The knife tool was supposed to be some kind of wonder tool, a modelers dream, but here you see that it will reap havoc on your mesh leaving you with a heap of ugly and useless face loops.

But there is an elegant cure thanks to the obscure... or better said our hero: Spin Quad.

To end this post I want to remark that everywhere and everybody is talking about edgeloops. But in my experience I see that the face loops is the dominant factor in terms of topology. Heck, every top modeler seems to highlight face loops in their model even though they are wrongly talking about edge loops.

Luckily there is a simple solution to this problem. Remember that things go wrong at the moment the the N-pole bends the loop on the other side of highlighted edge loop? Well, let us identify those N-poles that causes the problem.

Those edges that are blue should be spun. If the edge to be spun was preceded by a counterclockwise direction change in the edgeloop, then it has to be spun clockwise, if it was preceded by a clockwise turn, then spin it counterclockwise. HUH??? OK, for example, the first N-pole to be spun in the image above was preceded by a "L" turn. When driving on this L-turn you are making a counterclockwise move, so the first problem N-pole on the route should be spun clockwise. And vice versa.

When you spin those edges you have to perform the same corrections I explained a few post back.

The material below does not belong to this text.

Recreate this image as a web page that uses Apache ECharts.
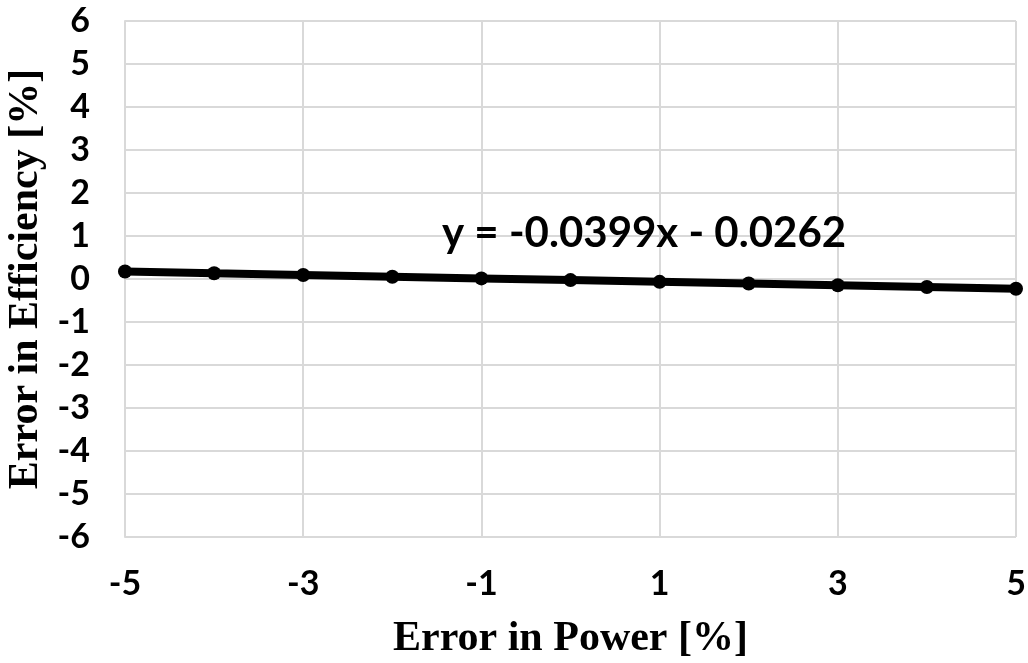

That is to delete the lone vertex and then fill the hole and smooth afterward.

And the result is only one face loop. To pick up where the problems started: Let's make a vein. Now we have to perform an edge loop cut.

Compare this image with the image in the previous post. They almost look the same, but this edge loop is truly continious. It doesn't bump against poles along the way.

The topology/ mesh here is clean. Compare it with the previous vein example. The differences is hard to spot? Just follow the highlighted edge loop. Follow each little segment. On both sides of a segment there supposed to be one quad on either side. That is the case at the second example. But check the first example: in the problem areas, 2 segments of the edge loop share one quad, making it look akward.